Your objective:
Copy the material that follows word for word and omit its pictures.

Dataset section:
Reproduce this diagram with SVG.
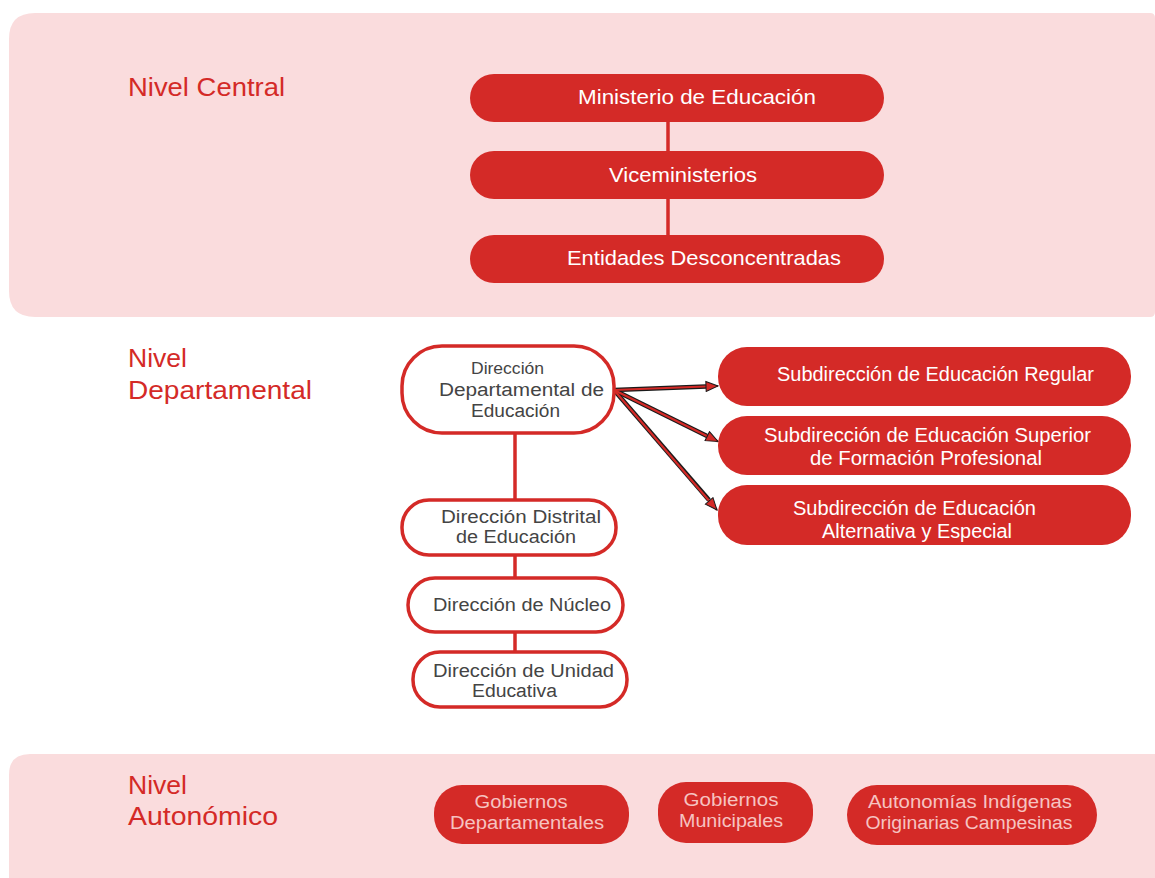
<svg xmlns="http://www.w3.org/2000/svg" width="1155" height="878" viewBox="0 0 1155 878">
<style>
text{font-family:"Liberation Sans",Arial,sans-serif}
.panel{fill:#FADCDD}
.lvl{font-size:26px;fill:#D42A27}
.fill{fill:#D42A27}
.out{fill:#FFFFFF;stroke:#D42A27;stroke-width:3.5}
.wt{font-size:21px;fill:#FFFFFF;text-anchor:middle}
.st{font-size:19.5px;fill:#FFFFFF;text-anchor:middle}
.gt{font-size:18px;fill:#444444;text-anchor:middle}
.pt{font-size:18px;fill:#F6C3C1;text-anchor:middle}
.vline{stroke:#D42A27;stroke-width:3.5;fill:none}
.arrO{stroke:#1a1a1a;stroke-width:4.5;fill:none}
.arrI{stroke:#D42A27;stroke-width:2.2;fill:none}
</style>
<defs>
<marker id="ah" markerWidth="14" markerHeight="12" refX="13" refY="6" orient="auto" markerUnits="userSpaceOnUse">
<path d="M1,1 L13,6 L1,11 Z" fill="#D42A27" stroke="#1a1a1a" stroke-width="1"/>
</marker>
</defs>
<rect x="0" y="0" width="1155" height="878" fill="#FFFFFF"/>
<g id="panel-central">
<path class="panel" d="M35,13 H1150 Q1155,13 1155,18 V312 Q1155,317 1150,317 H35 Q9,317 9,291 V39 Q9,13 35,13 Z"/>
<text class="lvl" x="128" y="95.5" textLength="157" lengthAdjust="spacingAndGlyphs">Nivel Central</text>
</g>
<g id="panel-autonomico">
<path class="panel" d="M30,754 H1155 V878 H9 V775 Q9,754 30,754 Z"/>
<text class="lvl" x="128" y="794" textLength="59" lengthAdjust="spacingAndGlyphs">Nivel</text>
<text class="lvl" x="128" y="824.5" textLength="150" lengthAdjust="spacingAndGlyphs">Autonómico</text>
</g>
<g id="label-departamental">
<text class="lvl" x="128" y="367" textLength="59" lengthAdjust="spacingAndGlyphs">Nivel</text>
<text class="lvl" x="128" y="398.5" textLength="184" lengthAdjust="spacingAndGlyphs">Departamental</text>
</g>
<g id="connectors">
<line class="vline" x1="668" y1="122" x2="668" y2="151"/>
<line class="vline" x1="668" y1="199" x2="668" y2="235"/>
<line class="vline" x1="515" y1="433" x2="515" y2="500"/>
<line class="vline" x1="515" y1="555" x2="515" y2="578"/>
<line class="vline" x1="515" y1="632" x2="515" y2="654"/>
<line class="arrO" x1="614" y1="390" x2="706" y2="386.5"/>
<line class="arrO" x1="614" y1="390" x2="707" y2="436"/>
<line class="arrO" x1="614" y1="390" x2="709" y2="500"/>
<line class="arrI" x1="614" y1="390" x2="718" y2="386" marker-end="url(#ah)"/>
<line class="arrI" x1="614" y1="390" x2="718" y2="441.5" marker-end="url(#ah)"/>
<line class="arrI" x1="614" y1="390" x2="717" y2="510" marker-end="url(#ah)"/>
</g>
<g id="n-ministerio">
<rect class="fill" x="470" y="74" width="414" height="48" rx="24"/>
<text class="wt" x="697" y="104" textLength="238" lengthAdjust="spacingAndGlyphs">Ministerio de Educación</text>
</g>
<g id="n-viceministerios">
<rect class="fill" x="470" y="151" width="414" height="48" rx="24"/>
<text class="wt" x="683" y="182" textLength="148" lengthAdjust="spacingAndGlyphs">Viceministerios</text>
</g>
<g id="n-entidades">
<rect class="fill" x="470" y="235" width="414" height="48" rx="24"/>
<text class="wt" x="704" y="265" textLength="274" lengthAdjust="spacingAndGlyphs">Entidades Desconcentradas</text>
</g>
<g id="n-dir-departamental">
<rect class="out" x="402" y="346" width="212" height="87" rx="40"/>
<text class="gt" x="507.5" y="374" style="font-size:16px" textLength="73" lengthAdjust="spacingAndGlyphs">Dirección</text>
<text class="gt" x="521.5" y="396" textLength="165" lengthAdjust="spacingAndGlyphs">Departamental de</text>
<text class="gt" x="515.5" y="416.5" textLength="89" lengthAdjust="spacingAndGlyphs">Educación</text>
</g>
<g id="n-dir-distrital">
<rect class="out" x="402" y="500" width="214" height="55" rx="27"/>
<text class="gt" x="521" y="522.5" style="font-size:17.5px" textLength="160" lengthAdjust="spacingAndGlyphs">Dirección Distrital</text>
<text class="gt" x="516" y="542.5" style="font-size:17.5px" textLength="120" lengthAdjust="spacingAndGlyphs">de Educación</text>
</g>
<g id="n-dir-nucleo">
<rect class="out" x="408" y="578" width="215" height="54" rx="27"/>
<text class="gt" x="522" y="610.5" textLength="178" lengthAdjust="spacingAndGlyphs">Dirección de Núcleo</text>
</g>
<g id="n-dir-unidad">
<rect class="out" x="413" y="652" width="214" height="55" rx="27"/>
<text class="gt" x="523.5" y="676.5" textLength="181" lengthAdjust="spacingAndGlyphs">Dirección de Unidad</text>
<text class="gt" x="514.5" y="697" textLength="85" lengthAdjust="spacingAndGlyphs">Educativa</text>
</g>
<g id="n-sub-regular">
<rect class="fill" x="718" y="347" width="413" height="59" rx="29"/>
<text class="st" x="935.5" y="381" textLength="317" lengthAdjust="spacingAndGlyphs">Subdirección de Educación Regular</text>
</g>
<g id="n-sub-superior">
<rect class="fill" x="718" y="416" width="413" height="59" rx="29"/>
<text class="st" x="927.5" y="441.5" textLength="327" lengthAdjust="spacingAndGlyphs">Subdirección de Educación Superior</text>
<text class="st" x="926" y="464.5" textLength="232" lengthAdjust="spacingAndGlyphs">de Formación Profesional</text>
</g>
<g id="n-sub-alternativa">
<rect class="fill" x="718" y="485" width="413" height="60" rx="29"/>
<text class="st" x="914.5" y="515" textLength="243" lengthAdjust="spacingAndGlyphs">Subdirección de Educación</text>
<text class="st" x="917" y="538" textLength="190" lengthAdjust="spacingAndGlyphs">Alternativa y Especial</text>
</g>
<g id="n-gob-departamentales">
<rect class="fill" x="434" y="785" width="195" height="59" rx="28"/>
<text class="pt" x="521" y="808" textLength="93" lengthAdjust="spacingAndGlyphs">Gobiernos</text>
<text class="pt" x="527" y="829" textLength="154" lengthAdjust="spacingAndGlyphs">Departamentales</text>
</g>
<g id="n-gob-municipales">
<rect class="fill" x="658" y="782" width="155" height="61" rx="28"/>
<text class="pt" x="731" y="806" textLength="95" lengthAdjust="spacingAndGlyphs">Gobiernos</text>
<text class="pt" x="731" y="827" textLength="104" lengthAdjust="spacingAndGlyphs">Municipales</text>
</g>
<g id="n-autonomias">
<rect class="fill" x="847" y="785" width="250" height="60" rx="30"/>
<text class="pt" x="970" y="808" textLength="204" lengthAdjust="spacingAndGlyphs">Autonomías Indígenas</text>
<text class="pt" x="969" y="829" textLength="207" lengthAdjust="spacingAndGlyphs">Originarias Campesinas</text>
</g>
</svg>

Worked solution:
Reproduce this diagram with SVG.
<svg xmlns="http://www.w3.org/2000/svg" width="1155" height="878" viewBox="0 0 1155 878">
<style>
text{font-family:"Liberation Sans",Arial,sans-serif}
.panel{fill:#FADCDD}
.lvl{font-size:26px;fill:#D42A27}
.fill{fill:#D42A27}
.out{fill:#FFFFFF;stroke:#D42A27;stroke-width:3.5}
.wt{font-size:21px;fill:#FFFFFF;text-anchor:middle}
.st{font-size:19.5px;fill:#FFFFFF;text-anchor:middle}
.gt{font-size:18px;fill:#444444;text-anchor:middle}
.pt{font-size:18px;fill:#F6C3C1;text-anchor:middle}
.vline{stroke:#D42A27;stroke-width:3.5;fill:none}
.arrO{stroke:#1a1a1a;stroke-width:4.5;fill:none}
.arrI{stroke:#D42A27;stroke-width:2.2;fill:none}
</style>
<defs>
<marker id="ah" markerWidth="14" markerHeight="12" refX="13" refY="6" orient="auto" markerUnits="userSpaceOnUse">
<path d="M1,1 L13,6 L1,11 Z" fill="#D42A27" stroke="#1a1a1a" stroke-width="1"/>
</marker>
</defs>
<rect x="0" y="0" width="1155" height="878" fill="#FFFFFF"/>
<g id="panel-central">
<path class="panel" d="M35,13 H1150 Q1155,13 1155,18 V312 Q1155,317 1150,317 H35 Q9,317 9,291 V39 Q9,13 35,13 Z"/>
<text class="lvl" x="128" y="95.5" textLength="157" lengthAdjust="spacingAndGlyphs">Nivel Central</text>
</g>
<g id="panel-autonomico">
<path class="panel" d="M30,754 H1155 V878 H9 V775 Q9,754 30,754 Z"/>
<text class="lvl" x="128" y="794" textLength="59" lengthAdjust="spacingAndGlyphs">Nivel</text>
<text class="lvl" x="128" y="824.5" textLength="150" lengthAdjust="spacingAndGlyphs">Autonómico</text>
</g>
<g id="label-departamental">
<text class="lvl" x="128" y="367" textLength="59" lengthAdjust="spacingAndGlyphs">Nivel</text>
<text class="lvl" x="128" y="398.5" textLength="184" lengthAdjust="spacingAndGlyphs">Departamental</text>
</g>
<g id="connectors">
<line class="vline" x1="668" y1="122" x2="668" y2="151"/>
<line class="vline" x1="668" y1="199" x2="668" y2="235"/>
<line class="vline" x1="515" y1="433" x2="515" y2="500"/>
<line class="vline" x1="515" y1="555" x2="515" y2="578"/>
<line class="vline" x1="515" y1="632" x2="515" y2="654"/>
<line class="arrO" x1="614" y1="390" x2="706" y2="386.5"/>
<line class="arrO" x1="614" y1="390" x2="707" y2="436"/>
<line class="arrO" x1="614" y1="390" x2="709" y2="500"/>
<line class="arrI" x1="614" y1="390" x2="718" y2="386" marker-end="url(#ah)"/>
<line class="arrI" x1="614" y1="390" x2="718" y2="441.5" marker-end="url(#ah)"/>
<line class="arrI" x1="614" y1="390" x2="717" y2="510" marker-end="url(#ah)"/>
</g>
<g id="n-ministerio">
<rect class="fill" x="470" y="74" width="414" height="48" rx="24"/>
<text class="wt" x="697" y="104" textLength="238" lengthAdjust="spacingAndGlyphs">Ministerio de Educación</text>
</g>
<g id="n-viceministerios">
<rect class="fill" x="470" y="151" width="414" height="48" rx="24"/>
<text class="wt" x="683" y="182" textLength="148" lengthAdjust="spacingAndGlyphs">Viceministerios</text>
</g>
<g id="n-entidades">
<rect class="fill" x="470" y="235" width="414" height="48" rx="24"/>
<text class="wt" x="704" y="265" textLength="274" lengthAdjust="spacingAndGlyphs">Entidades Desconcentradas</text>
</g>
<g id="n-dir-departamental">
<rect class="out" x="402" y="346" width="212" height="87" rx="40"/>
<text class="gt" x="507.5" y="374" style="font-size:16px" textLength="73" lengthAdjust="spacingAndGlyphs">Dirección</text>
<text class="gt" x="521.5" y="396" textLength="165" lengthAdjust="spacingAndGlyphs">Departamental de</text>
<text class="gt" x="515.5" y="416.5" textLength="89" lengthAdjust="spacingAndGlyphs">Educación</text>
</g>
<g id="n-dir-distrital">
<rect class="out" x="402" y="500" width="214" height="55" rx="27"/>
<text class="gt" x="521" y="522.5" style="font-size:17.5px" textLength="160" lengthAdjust="spacingAndGlyphs">Dirección Distrital</text>
<text class="gt" x="516" y="542.5" style="font-size:17.5px" textLength="120" lengthAdjust="spacingAndGlyphs">de Educación</text>
</g>
<g id="n-dir-nucleo">
<rect class="out" x="408" y="578" width="215" height="54" rx="27"/>
<text class="gt" x="522" y="610.5" textLength="178" lengthAdjust="spacingAndGlyphs">Dirección de Núcleo</text>
</g>
<g id="n-dir-unidad">
<rect class="out" x="413" y="652" width="214" height="55" rx="27"/>
<text class="gt" x="523.5" y="676.5" textLength="181" lengthAdjust="spacingAndGlyphs">Dirección de Unidad</text>
<text class="gt" x="514.5" y="697" textLength="85" lengthAdjust="spacingAndGlyphs">Educativa</text>
</g>
<g id="n-sub-regular">
<rect class="fill" x="718" y="347" width="413" height="59" rx="29"/>
<text class="st" x="935.5" y="381" textLength="317" lengthAdjust="spacingAndGlyphs">Subdirección de Educación Regular</text>
</g>
<g id="n-sub-superior">
<rect class="fill" x="718" y="416" width="413" height="59" rx="29"/>
<text class="st" x="927.5" y="441.5" textLength="327" lengthAdjust="spacingAndGlyphs">Subdirección de Educación Superior</text>
<text class="st" x="926" y="464.5" textLength="232" lengthAdjust="spacingAndGlyphs">de Formación Profesional</text>
</g>
<g id="n-sub-alternativa">
<rect class="fill" x="718" y="485" width="413" height="60" rx="29"/>
<text class="st" x="914.5" y="515" textLength="243" lengthAdjust="spacingAndGlyphs">Subdirección de Educación</text>
<text class="st" x="917" y="538" textLength="190" lengthAdjust="spacingAndGlyphs">Alternativa y Especial</text>
</g>
<g id="n-gob-departamentales">
<rect class="fill" x="434" y="785" width="195" height="59" rx="28"/>
<text class="pt" x="521" y="808" textLength="93" lengthAdjust="spacingAndGlyphs">Gobiernos</text>
<text class="pt" x="527" y="829" textLength="154" lengthAdjust="spacingAndGlyphs">Departamentales</text>
</g>
<g id="n-gob-municipales">
<rect class="fill" x="658" y="782" width="155" height="61" rx="28"/>
<text class="pt" x="731" y="806" textLength="95" lengthAdjust="spacingAndGlyphs">Gobiernos</text>
<text class="pt" x="731" y="827" textLength="104" lengthAdjust="spacingAndGlyphs">Municipales</text>
</g>
<g id="n-autonomias">
<rect class="fill" x="847" y="785" width="250" height="60" rx="30"/>
<text class="pt" x="970" y="808" textLength="204" lengthAdjust="spacingAndGlyphs">Autonomías Indígenas</text>
<text class="pt" x="969" y="829" textLength="207" lengthAdjust="spacingAndGlyphs">Originarias Campesinas</text>
</g>
</svg>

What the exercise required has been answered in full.